# Instructions to follow:
Only the lines from the top of the listing below to the line that has "64.0, 66.3, 63.4];" should be echoed, with both ends kept and pictures left out.

# Given records:
────────────────────
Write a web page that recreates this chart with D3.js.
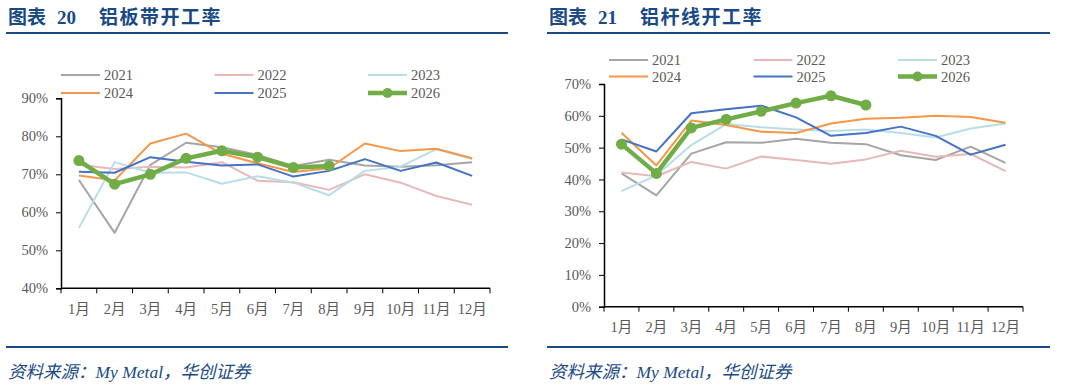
<!DOCTYPE html>
<html>
<head>
<meta charset="utf-8">
<script src="https://cdn.jsdelivr.net/npm/d3@7"></script>
<style>
  body { margin: 0; background: #fff; }
  svg text { font-family: "Liberation Serif", "Noto Sans CJK SC", serif; }
</style>
</head>
<body>
<div id="chart"></div>
<script>
// months on the x axis
const months = ["1月", "2月", "3月", "4月", "5月", "6月", "7月", "8月", "9月", "10月", "11月", "12月"];
const years = ["2021", "2022", "2023", "2024", "2025", "2026"];
const colors = ["#A5A5A5", "#E6B9B8", "#B7DEE8", "#F79646", "#4472C4", "#70AD47"];

// 图表20 铝板带开工率 (%)
const sheet2021 = [68.5, 54.6, 72.5, 78.3, 77.1, 75.1, 72.2, 73.8, 72.3, 72.0, 72.4, 73.2];
const sheet2022 = [72.5, 71.4, 72.0, 71.8, 73.2, 68.3, 67.9, 65.9, 70.0, 67.8, 64.3, 62.0];
const sheet2023 = [55.9, 73.2, 70.4, 70.5, 67.5, 69.5, 67.8, 64.5, 70.9, 72.0, 76.6, 74.0];
const sheet2024 = [69.7, 68.4, 78.1, 80.7, 75.4, 72.9, 70.6, 71.6, 78.1, 76.1, 76.7, 74.2];
const sheet2025 = [70.7, 70.4, 74.5, 73.3, 72.3, 72.6, 69.4, 70.9, 74.0, 70.9, 73.1, 69.6];
const sheet2026 = [73.6, 67.4, 70.0, 74.2, 76.2, 74.5, 71.8, 72.2];

// 图表21 铝杆线开工率 (%)
const rod2021 = [41.9, 35.0, 48.1, 51.7, 51.5, 52.8, 51.5, 51.1, 47.6, 46.1, 50.3, 45.2];
const rod2022 = [42.2, 41.0, 45.5, 43.4, 47.2, 46.1, 44.9, 46.3, 49.0, 47.1, 48.0, 42.6];
const rod2023 = [36.3, 41.3, 50.8, 57.4, 56.4, 55.7, 55.2, 55.7, 54.6, 53.2, 56.0, 57.6];
const rod2024 = [54.7, 44.4, 58.5, 57.1, 55.0, 54.6, 57.6, 59.1, 59.4, 60.0, 59.6, 57.8];
const rod2025 = [52.6, 48.8, 60.8, 62.1, 63.2, 59.5, 53.7, 54.6, 56.6, 53.7, 47.8, 50.9];
const rod2026 = [51.1, 41.9, 56.2, 58.9, 61.4, 64.0, 66.3, 63.4];

const sheetTicks = [40, 50, 60, 70, 80, 90];
const rodTicks = [0, 10, 20, 30, 40, 50, 60, 70];

const navy = "#1A4A85";
const grey = "#595959";

const svg = d3.select("#chart").append("svg")
    .attr("width", 1066)
    .attr("height", 388);

function drawPanel(cfg) {
    let g = svg.append("g");

    // header
    g.append("text")
        .attr("x", cfg.titleX).attr("y", 24)
        .attr("fill", navy).attr("font-size", 19).attr("font-weight", "bold")
        .text("图表");
    g.append("text")
        .attr("x", cfg.titleX + 49).attr("y", 24)
        .attr("fill", navy).attr("font-size", 19).attr("font-weight", "bold")
        .text(cfg.titleNo);
    g.append("text")
        .attr("x", cfg.titleX + 91).attr("y", 24)
        .attr("fill", navy).attr("font-size", 19).attr("font-weight", "bold")
        .attr("letter-spacing", 1.5)
        .text(cfg.title);
    g.append("line")
        .attr("x1", cfg.ruleX0).attr("x2", cfg.ruleX1)
        .attr("y1", 33).attr("y2", 33)
        .attr("stroke", navy).attr("stroke-width", 2);
    g.append("line")
        .attr("x1", cfg.ruleX0).attr("x2", cfg.ruleX1)
        .attr("y1", 347).attr("y2", 347)
        .attr("stroke", navy).attr("stroke-width", 2);
    g.append("text")
        .attr("x", cfg.titleX).attr("y", 378)
        .attr("fill", navy).attr("font-size", 17.5).attr("font-style", "italic")
        .text("资料来源：My Metal，华创证券");

    let x = d3.scaleBand().domain(months).range([cfg.x0, cfg.x1]);
    let y = d3.scaleLinear().domain(cfg.domain).range([cfg.y0, cfg.y1]);

    // x axis
    let xAxis = g.append("g")
        .attr("transform", "translate(0," + cfg.y0 + ")")
        .call(d3.axisBottom(x).tickSize(0).tickPadding(15));
    xAxis.select(".domain").remove();
    xAxis.selectAll("text").attr("font-size", 14.5).attr("fill", grey)
        .attr("font-family", "'Liberation Serif','Noto Sans CJK SC',serif");
    xAxis.append("line")
        .attr("x1", cfg.x0).attr("x2", cfg.x1)
        .attr("stroke", "#000").attr("stroke-width", 1.5);
    xAxis.selectAll("line.tk")
        .data(d3.range(13))
        .enter().append("line")
        .attr("class", "tk")
        .attr("x1", (d) => cfg.x0 + d * x.step())
        .attr("x2", (d) => cfg.x0 + d * x.step())
        .attr("y1", 0).attr("y2", 5)
        .attr("stroke", "#000").attr("stroke-width", 1);

    // y axis
    let yAxis = g.append("g")
        .attr("transform", "translate(" + cfg.x0 + ",0)")
        .call(d3.axisLeft(y).tickValues(cfg.ticks).tickSize(5).tickPadding(8)
            .tickFormat((d) => d + "%"));
    yAxis.select(".domain").attr("stroke", "#000").attr("stroke-width", 1.5);
    yAxis.selectAll(".tick line").attr("stroke", "#000");
    yAxis.selectAll("text").attr("font-size", 14.5).attr("fill", grey)
        .attr("font-family", "'Liberation Serif',serif");

    // lines
    let line = d3.line()
        .x((d, i) => x(months[i]) + x.bandwidth() / 2)
        .y((d) => y(d));

    cfg.series.forEach((s, k) => {
        let last = k === cfg.series.length - 1;
        g.append("path")
            .datum(s)
            .attr("fill", "none")
            .attr("stroke", colors[k])
            .attr("stroke-width", last ? 4.5 : 2)
            .attr("stroke-linejoin", "round")
            .attr("d", line);
        if (last) {
            g.selectAll("circle.pt")
                .data(s)
                .enter().append("circle")
                .attr("class", "pt")
                .attr("cx", (d, i) => x(months[i]) + x.bandwidth() / 2)
                .attr("cy", (d) => y(d))
                .attr("r", 5.5)
                .attr("fill", colors[k]);
        }
    });

    // legend, 3 columns x 2 rows
    years.forEach((yr, k) => {
        let col = k % 3, row = Math.floor(k / 3);
        let lx = cfg.legX + col * cfg.legStep;
        let ly = cfg.legY + row * cfg.legRow;
        let last = k === years.length - 1;
        g.append("line")
            .attr("x1", lx).attr("x2", lx + 39)
            .attr("y1", ly).attr("y2", ly)
            .attr("stroke", colors[k])
            .attr("stroke-width", last ? 4.5 : 2);
        if (last) {
            g.append("circle")
                .attr("cx", lx + 19.5).attr("cy", ly).attr("r", 5)
                .attr("fill", colors[k]);
        }
        g.append("text")
            .attr("x", lx + 43).attr("y", ly + 5)
            .attr("font-size", 14.5).attr("fill", grey)
            .text(yr);
    });
}

drawPanel({
    titleX: 8, titleNo: "20", title: "铝板带开工率",
    ruleX0: 6, ruleX1: 508,
    x0: 61, x1: 490, y0: 288.3, y1: 98.3, domain: [40, 90], ticks: sheetTicks,
    series: [sheet2021, sheet2022, sheet2023, sheet2024, sheet2025, sheet2026],
    legX: 61, legY: 75, legStep: 153.5, legRow: 18
});

drawPanel({
    titleX: 549, titleNo: "21", title: "铝杆线开工率",
    ruleX0: 547, ruleX1: 1050,
    x0: 604, x1: 1023, y0: 306.7, y1: 84, domain: [0, 70], ticks: rodTicks,
    series: [rod2021, rod2022, rod2023, rod2024, rod2025, rod2026],
    legX: 609, legY: 60, legStep: 144.5, legRow: 16.5
});
</script>
</body>
</html>
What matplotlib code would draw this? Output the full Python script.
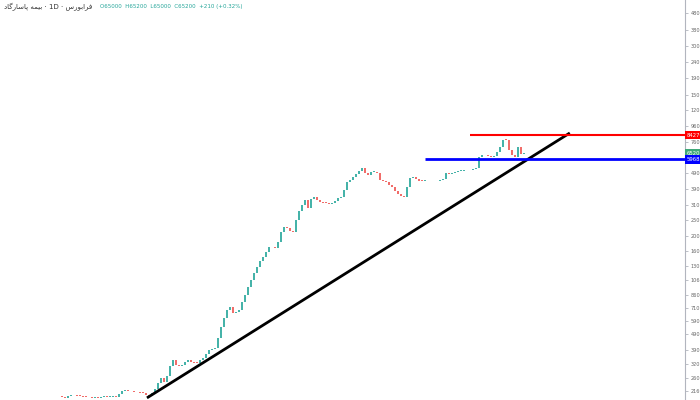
import numpy as np
import matplotlib
matplotlib.use("Agg")
import matplotlib.pyplot as plt
import matplotlib.ticker as ticker
import matplotlib.transforms as mtransforms

# daily closes (log price axis)
closes = [
    1990, 1970, 2010, 2040, 2060, 2030, 2020, 2000, 1990, 1980,
    1960, 1970, 1960, 1990, 2000, 1990, 2000, 2010, 2000, 2090,
    2170, 2180, 2170, 2160, 2140, 2130, 2120, 2110, 2060, 2020,
    2110, 2230, 2420, 2610, 2470, 2700, 3100, 3380, 3150, 3120,
    3150, 3260, 3380, 3290, 3250, 3240, 3380, 3480, 3700, 3880,
    3950, 4010, 4600, 5400, 6200, 6900, 7210, 6620, 6710, 6900,
    7700, 8560, 9600, 10600, 11800, 12800, 14000, 14700, 15900, 16900,
    17000, 16800, 18300, 21000, 22600, 22300, 21500, 21100, 25000, 28500,
    31000, 33300, 29700, 33800, 34800, 33500, 32400, 32000, 31900, 31500,
    31900, 33000, 34300, 35000, 38400, 43100, 44500, 46300, 48500, 50500,
    52600, 49000, 47600, 49700, 49700, 49000, 44400, 43700, 43100, 41500,
    40000, 38000, 36500, 35300, 35000, 40000, 45600, 46300, 45000, 44000,
    43700, 43800, 43600, 43700, 43400, 44000, 44300, 45200, 49000, 48500,
    49200, 49600, 50400, 50400, 51000, 51100, 51500, 51900, 53000, 62000,
    63400, 63000, 62500, 61600, 62600, 66000, 71000, 79000, 78500, 68000,
    63400, 61500, 71100, 64000, 65300, 65000, 64800, 65200,
]
first_open = 2010

# drawn levels and trend line (bar index, price)
resistance = 84270
resistance_from = 136
support = 59683
support_from = 121
trend_start = (28.3, 1963)
trend_end = (169.3, 86860)
last_price = 65200

y_ticks = [2160, 2600, 3200, 3900, 4900, 5900, 7100, 8600, 10600, 13000,
           16000, 20000, 25000, 31000, 39000, 49000, 76000, 96000, 120000,
           150000, 190000, 240000, 300000, 380000, 480000, 600000]

# symbol / interval / exchange, stored pre-shaped in visual order
title = ("\uFEA9\uFE8E\uFB94\uFEAD\uFE8E\uFEB3\uFE8E\uFB58 \uFEEA\uFEE4\uFBFF\uFE91"
         " \u00b7 1D \u00b7 \uFEB1\uFEAD\uFEEE\uFE91\uFE8D\uFEAE\uFED3")
ohlc_text = "O65000  H65200  L65000  C65200  +210 (+0.32%)"

UP = "#26a69a"
DOWN = "#ef5350"

fig = plt.figure(figsize=(7, 4), dpi=100)
ax = fig.add_axes([0, 0, 685 / 700, 1])

closes = np.array(closes, dtype=float)
opens = np.concatenate([[first_open], closes[:-1]])
idx = np.arange(len(closes))
up = closes >= opens
colors = np.where(up, UP, DOWN)
body_lo = np.minimum(opens, closes)
body_hi = np.maximum(np.maximum(opens, closes), body_lo * 1.008)  # dojis stay visible
ax.bar(idx, body_hi - body_lo, bottom=body_lo, width=0.5, color=colors,
       linewidth=0, alpha=0.85)

ax.plot([trend_start[0], trend_end[0]], [trend_start[1], trend_end[1]],
        color="black", lw=2.0, solid_capstyle="butt")

ax.set_yscale("log")
ax.set_ylim(1905, 582000)
ax.set_xlim(-20.7, 207.7)

ax.hlines(resistance, resistance_from, 207.7, color="#ff0000", lw=1.5)
ax.hlines(support, support_from, 207.7, color="#0000ff", lw=2.0)

for s in ["top", "left", "bottom"]:
    ax.spines[s].set_visible(False)
ax.spines["right"].set_color("#b2b5be")
ax.spines["right"].set_linewidth(0.8)
ax.xaxis.set_visible(False)
ax.yaxis.tick_right()
ax.yaxis.set_major_locator(ticker.FixedLocator(y_ticks))
ax.yaxis.set_major_formatter(ticker.FixedFormatter([str(t) for t in y_ticks]))
ax.yaxis.set_minor_locator(ticker.NullLocator())
ax.tick_params(axis="y", length=2.5, width=0.6, color="#b2b5be",
               labelsize=3.6, labelcolor="#666666", pad=1.5)

trans = mtransforms.blended_transform_factory(ax.transAxes, ax.transData)
for price, col in [(resistance, "#ff0000"), (last_price, "#3fa878"),
                   (support, "#0000ff")]:
    ax.text(1.003, price, str(price), transform=trans, fontsize=3.8,
            color="white", va="center", ha="left", clip_on=False,
            bbox=dict(boxstyle="square,pad=0.35", fc=col, ec="none"))

fig.text(0.005, 0.992, title, fontsize=5, color="#333333", va="top",
         ha="left", family=["DejaVu Sans"])
fig.text(0.143, 0.99, ohlc_text, fontsize=4, color=UP, va="top",
         ha="left")

fig.savefig("out.png", dpi=100)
────────────────────
# Response to this task:
Write a web page that recreates this chart with D3.js.
<!DOCTYPE html>
<html>
<head>
<meta charset="utf-8">
<script src="https://cdn.jsdelivr.net/npm/d3@7"></script>
<style>
  body { margin: 0; background: #fff; }
  svg text { font-family: "Liberation Serif", "Noto Sans CJK SC", serif; }
</style>
</head>
<body>
<div id="chart"></div>
<script>
// months on the x axis
const months = ["1月", "2月", "3月", "4月", "5月", "6月", "7月", "8月", "9月", "10月", "11月", "12月"];
const years = ["2021", "2022", "2023", "2024", "2025", "2026"];
const colors = ["#A5A5A5", "#E6B9B8", "#B7DEE8", "#F79646", "#4472C4", "#70AD47"];

// 图表20 铝板带开工率 (%)
const sheet2021 = [68.5, 54.6, 72.5, 78.3, 77.1, 75.1, 72.2, 73.8, 72.3, 72.0, 72.4, 73.2];
const sheet2022 = [72.5, 71.4, 72.0, 71.8, 73.2, 68.3, 67.9, 65.9, 70.0, 67.8, 64.3, 62.0];
const sheet2023 = [55.9, 73.2, 70.4, 70.5, 67.5, 69.5, 67.8, 64.5, 70.9, 72.0, 76.6, 74.0];
const sheet2024 = [69.7, 68.4, 78.1, 80.7, 75.4, 72.9, 70.6, 71.6, 78.1, 76.1, 76.7, 74.2];
const sheet2025 = [70.7, 70.4, 74.5, 73.3, 72.3, 72.6, 69.4, 70.9, 74.0, 70.9, 73.1, 69.6];
const sheet2026 = [73.6, 67.4, 70.0, 74.2, 76.2, 74.5, 71.8, 72.2];

// 图表21 铝杆线开工率 (%)
const rod2021 = [41.9, 35.0, 48.1, 51.7, 51.5, 52.8, 51.5, 51.1, 47.6, 46.1, 50.3, 45.2];
const rod2022 = [42.2, 41.0, 45.5, 43.4, 47.2, 46.1, 44.9, 46.3, 49.0, 47.1, 48.0, 42.6];
const rod2023 = [36.3, 41.3, 50.8, 57.4, 56.4, 55.7, 55.2, 55.7, 54.6, 53.2, 56.0, 57.6];
const rod2024 = [54.7, 44.4, 58.5, 57.1, 55.0, 54.6, 57.6, 59.1, 59.4, 60.0, 59.6, 57.8];
const rod2025 = [52.6, 48.8, 60.8, 62.1, 63.2, 59.5, 53.7, 54.6, 56.6, 53.7, 47.8, 50.9];
const rod2026 = [51.1, 41.9, 56.2, 58.9, 61.4, 64.0, 66.3, 63.4];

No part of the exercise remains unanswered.